## Information shown
---------------

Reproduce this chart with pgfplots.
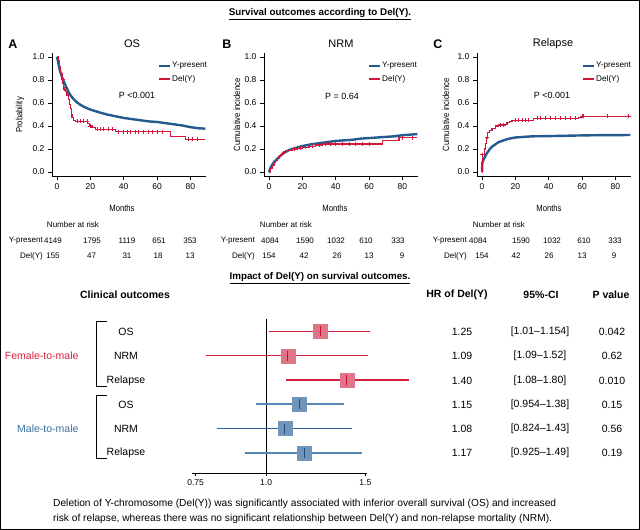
\documentclass[border=0pt]{standalone}
\usepackage{pgfplots}
\pgfplotsset{compat=1.18}
\usepackage{fontspec}
\setmainfont{Liberation Sans}
\newfontfamily\narrowfont[FakeStretch=0.85]{Liberation Sans}
\definecolor{kmblue}{HTML}{245A8E}
\definecolor{kmred}{HTML}{D2163C}
\definecolor{sqred}{HTML}{E07489}
\definecolor{sqblue}{HTML}{7095BB}
\definecolor{lnred}{HTML}{D8213F}
\definecolor{lnblue}{HTML}{3B6FA0}
\definecolor{lnblueL}{HTML}{5786B2}
\definecolor{lnblueD}{HTML}{2C639A}
\definecolor{tkred}{HTML}{C0102E}
\definecolor{tkblue}{HTML}{1F4E7E}
\newcommand{\fs}[1]{\fontsize{#1}{#1}\selectfont}
\pgfplotsset{kmaxis/.style={
  scale only axis, width=154.2pt, height=123pt,
  xmin=-3, xmax=89.5, ymin=-0.035, ymax=1.035,
  axis x line*=bottom, axis y line*=left,
  xtick={0,20,40,60,80}, ytick={0,0.2,0.4,0.6,0.8,1.0},
  yticklabel style={/pgf/number format/fixed,/pgf/number format/fixed zerofill,/pgf/number format/precision=1},
  tick label style={font=\fs{8.5}},
  /pgf/number format/assume math mode=true,
  tick align=outside, major tick length=4pt,
  anchor=south west, clip=false,
  axis line style={line width=0.8pt,black},
  tick style={line width=0.8pt,black},
}}
\begin{document}
\begin{tikzpicture}
\draw[line width=1.2pt] (0.6pt,0.6pt) rectangle (639.4pt,529.4pt);
% ---------- titles
\begin{scope}[x=1pt,y=1pt]
\node[font=\fs{9.8}\bfseries] at (320,516) {\underline{Survival outcomes according to Del(Y).}};
\node[font=\fs{12.5}\bfseries] at (13,486) {A};
\node[font=\fs{12.5}\bfseries] at (227,486) {B};
\node[font=\fs{12.5}\bfseries] at (438,486) {C};
\node[font=\fs{11}] at (132,486) {OS};
\node[font=\fs{11}] at (341,486) {NRM};
\node[font=\fs{11}] at (553,486) {Relapse};
\end{scope}
% ---------- Panel A
\begin{axis}[kmaxis, at={(52pt,354pt)}]
\addplot[kmblue, line width=2.4pt] coordinates {(0,1) (0.5,0.97) (1,0.93) (2,0.87) (3,0.825) (4,0.79) (5,0.755) (6,0.725) (7,0.695) (8,0.67) (9,0.65) (10,0.633) (12,0.605) (14,0.585) (16,0.568) (18,0.555) (20,0.543) (25,0.52) (30,0.50) (35,0.485) (40,0.47) (45,0.46) (50,0.45) (55,0.44) (60,0.435) (65,0.425) (70,0.415) (75,0.405) (80,0.39) (85,0.38) (89,0.377)};
\addplot[kmred, line width=1.1pt, const plot] coordinates {(0,1.0) (1,0.97) (1.5,0.92) (2,0.86) (3,0.81) (3.5,0.77) (4,0.72) (5,0.70) (6,0.67) (7,0.63) (7.5,0.59) (8,0.55) (8.5,0.50) (9,0.47) (10,0.45) (11,0.44) (18.5,0.425) (19.5,0.40) (21,0.385) (23,0.372) (35,0.35) (68,0.31) (77,0.285) (89,0.285)};
\addplot[only marks, mark=+, kmred, mark size=2pt, mark options={line width=0.6pt}] coordinates {(3.3,0.81) (4.5,0.72) (12,0.44) (14,0.44) (16,0.44) (18,0.44) (20,0.40) (24,0.372) (26,0.372) (28,0.372) (31,0.372) (33,0.372) (37,0.35) (40,0.35) (42,0.35) (44,0.35) (47,0.35) (49,0.35) (52,0.35) (55,0.35) (57,0.35) (60,0.35) (63,0.35) (79,0.285) (81,0.285) (84,0.285)};
\end{axis}
% ---------- Panel B
\begin{axis}[kmaxis, at={(264pt,354pt)}]
\addplot[kmblue, line width=2.4pt] coordinates {(0,0) (0.5,0.02) (1,0.04) (2,0.065) (3,0.085) (4,0.10) (5,0.115) (6,0.13) (8,0.155) (10,0.175) (12,0.19) (15,0.205) (20,0.225) (25,0.24) (30,0.25) (35,0.26) (40,0.27) (45,0.275) (50,0.28) (55,0.29) (60,0.295) (65,0.30) (70,0.305) (75,0.31) (80,0.32) (85,0.325) (89,0.33)};
\addplot[kmred, line width=1.1pt, const plot] coordinates {(0,0) (1,0.03) (2,0.06) (3,0.08) (4,0.10) (5,0.12) (6,0.135) (7,0.15) (8,0.165) (9,0.175) (10,0.185) (12,0.19) (14,0.20) (17,0.205) (20,0.215) (24,0.225) (28,0.235) (32,0.243) (68,0.27) (78,0.298) (89,0.298)};
\addplot[only marks, mark=+, kmred, mark size=2pt, mark options={line width=0.6pt}] coordinates {(15,0.20) (19,0.205) (22,0.215) (26,0.225) (30,0.235) (34,0.243) (37,0.243) (40,0.243) (44,0.243) (48,0.243) (52,0.243) (56,0.243) (60,0.243) (80,0.298) (86,0.298)};
\end{axis}
% ---------- Panel C
\begin{axis}[kmaxis, at={(477pt,354pt)}]
\addplot[kmblue, line width=2.4pt] coordinates {(0,0) (0.2,0.08) (1,0.11) (2,0.14) (3,0.165) (4,0.185) (5,0.205) (6,0.22) (8,0.24) (10,0.26) (12,0.27) (15,0.285) (18,0.295) (20,0.30) (25,0.305) (30,0.31) (40,0.312) (50,0.315) (60,0.318) (70,0.32) (80,0.32) (89,0.322)};
\addplot[kmred, line width=1.1pt, const plot] coordinates {(0,0) (0.3,0.15) (1.5,0.20) (2,0.25) (2.5,0.30) (3.5,0.34) (4.5,0.36) (6,0.38) (8,0.40) (10,0.41) (15,0.43) (16.5,0.44) (18,0.45) (31,0.467) (58,0.475) (59.5,0.485) (89,0.485)};
\addplot[only marks, mark=+, kmred, mark size=2pt, mark options={line width=0.6pt}] coordinates {(0,0.15) (3,0.30) (11,0.41) (13,0.41) (20,0.45) (22,0.45) (24,0.45) (26,0.45) (28,0.45) (33,0.467) (35,0.467) (38,0.467) (41,0.467) (44,0.467) (47,0.467) (50,0.467) (53,0.467) (56,0.467) (60,0.485) (61,0.485) (75,0.485) (88,0.485)};
\end{axis}
% ---------- forest plot axis
\begin{axis}[at={(192pt,57pt)}, anchor=south west, scale only axis, width=175pt, height=154pt,
  xmode=log, xmin=0.739, xmax=1.51, ymin=0.177, ymax=6.51,
  axis x line*=bottom, axis y line*=left, y axis line style={draw=none}, ytick=\empty,
  clip=false,
  xtick={0.75,1,1.5}, xticklabels={0.75,1.0,1.5},
  tick label style={font=\fs{8.5}}, tick align=outside, major tick length=3pt,
  axis line style={line width=0.9pt,black}, tick style={line width=0.9pt,black}]
\addplot[color=black, line width=1pt] coordinates {(1,0.177) (1,6.51)};
\addplot[color=lnred, line width=1.4pt] coordinates {(1.01,6) (1.53,6)};
\addplot[color=lnred, line width=1.4pt] coordinates {(0.784,5) (1.515,5)};
\addplot[color=lnred, line width=1.4pt] coordinates {(1.084,4) (1.79,4)};
\addplot[color=lnblueL, line width=2.2pt] coordinates {(0.958,3) (1.377,3)};
\addplot[color=lnblueD, line width=1.4pt] coordinates {(0.817,2) (1.42,2)};
\addplot[color=lnblueL, line width=2.2pt] coordinates {(0.916,1) (1.48,1)};
\addplot[color=sqred, only marks, mark=square*, mark size=7pt] coordinates {(1.247,6) (1.093,5) (1.39,4)};
\addplot[color=sqblue, only marks, mark=square*, mark size=7pt] coordinates {(1.145,3) (1.079,2) (1.17,1)};
\addplot[color=tkred, only marks, mark=|, mark size=5pt, mark options={line width=0.8pt}] coordinates {(1.247,6) (1.093,5) (1.39,4)};
\addplot[color=tkblue, only marks, mark=|, mark size=5pt, mark options={line width=0.8pt}] coordinates {(1.145,3) (1.079,2) (1.17,1)};
\end{axis}
\begin{scope}[x=1pt,y=1pt]
% ---------- legends, p-values, labels
\foreach \lx/\tx in {159/171, 369/381, 583/595}{
  \draw[kmblue, line width=2.2pt] (\lx,464) -- (\lx+11,464);
  \draw[kmred, line width=1.1pt] (\lx,451) -- (\lx+11,451);
  \node[anchor=west, font=\fs{8.2}, inner sep=1pt] at (\tx,464) {Y-present};
  \node[anchor=west, font=\fs{8.2}, inner sep=1pt] at (\tx,451) {Del(Y)};
}
\node[font=\fs{9}] at (137,435) {P <0.001};
\node[font=\fs{9}] at (342,434) {P = 0.64};
\node[font=\fs{9}] at (552,435) {P <0.001};
\node[rotate=90, font=\narrowfont\fs{9}] at (20,415) {Probability};
\node[rotate=90, font=\narrowfont\fs{9}] at (237,415) {Cumulative incidence};
\node[rotate=90, font=\narrowfont\fs{9}] at (446,415) {Cumulative incidence};
\node[font=\narrowfont\fs{9}] at (122,322) {Months};
\node[font=\narrowfont\fs{9}] at (335,322) {Months};
\node[font=\narrowfont\fs{9}] at (549,322) {Months};
\node[font=\fs{8}] at (73,305) {Number at risk};
\node[font=\fs{8}] at (286,305) {Number at risk};
\node[font=\fs{8}] at (499,305) {Number at risk};
\begin{scope}[every node/.style={font=\fs{8}, inner sep=0pt}]
\node[anchor=east] at (43,289) {Y-present};
\node[anchor=east] at (43,274) {Del(Y)};
\node[anchor=east] at (255,289) {Y-present};
\node[anchor=east] at (255,274) {Del(Y)};
\node[anchor=east] at (467,289) {Y-present};
\node[anchor=east] at (467,274) {Del(Y)};
\foreach \x/\t in {53/4149, 92/1795, 127/1119, 159/651, 190/353, 270/4084, 305/1590, 336/1032, 366/610, 398/333, 478/4084, 521/1590, 552/1032, 584/610, 615/333}{\node at (\x,289) {\t};}
\foreach \x/\t in {53/155, 91.5/47, 127/31, 158/18, 190/13, 269/154, 304/42, 337/26, 369/13, 402/9, 482/154, 516/42, 549/26, 582/13, 614/9}{\node at (\x,274) {\t};}
\end{scope}
% ---------- forest text
\node[font=\fs{9.8}\bfseries] at (320,252) {\underline{Impact of Del(Y) on survival outcomes.}};
\node[font=\fs{10.5}\bfseries] at (125,235) {Clinical outcomes};
\node[font=\fs{10.5}\bfseries] at (457,235) {HR of Del(Y)};
\node[font=\fs{10.5}\bfseries] at (541,235) {95\%-CI};
\node[font=\fs{10.5}\bfseries] at (611,235) {P value};
\node[anchor=east, font=\fs{10.5}, text=lnred] at (82,174) {Female-to-male};
\node[anchor=east, font=\fs{10.5}, text=lnblue] at (82,101) {Male-to-male};
\draw[line width=1pt] (107,208) -- (96,208) -- (96,143) -- (107,143);
\draw[line width=1pt] (107,134) -- (96,134) -- (96,71) -- (107,71);
\foreach \y/\a/\b/\c/\d in {198.5/OS/1.25/{[1.01--1.154]}/0.042, 174/NRM/1.09/{[1.09--1.52]}/0.62, 149.5/Relapse/1.40/{[1.08--1.80]}/0.010, 125/OS/1.15/{[0.954--1.38]}/0.15, 101.5/NRM/1.08/{[0.824--1.43]}/0.56, 77/Relapse/1.17/{[0.925--1.49]}/0.19}{
  \node[font=\fs{10.5}] at (126,\y) {\a};
  \node[font=\fs{10.5}] at (462,\y) {\b};
  \node[font=\fs{10.5}] at (540,\y) {\c};
  \node[font=\fs{10.5}] at (612,\y) {\d};
}
% ---------- caption
\node[anchor=west, font=\fs{10.2}, inner sep=0pt] at (53,26) {Deletion of Y-chromosome (Del(Y)) was significantly associated with inferior overall survival (OS) and increased};
\node[anchor=west, font=\fs{10.2}, inner sep=0pt] at (53,11) {risk of relapse, whereas there was no significant relationship between Del(Y) and non-relapse mortality (NRM).};
\end{scope}
\end{tikzpicture}
\end{document}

---------------

## What to do
Find the lines that include the string "with", then copy each of them.

## Output for this exercise
Reproduce this chart with pgfplots.
\node[anchor=west, font=\fs{10.2}, inner sep=0pt] at (53,26) {Deletion of Y-chromosome (Del(Y)) was significantly associated with inferior overall survival (OS) and increased};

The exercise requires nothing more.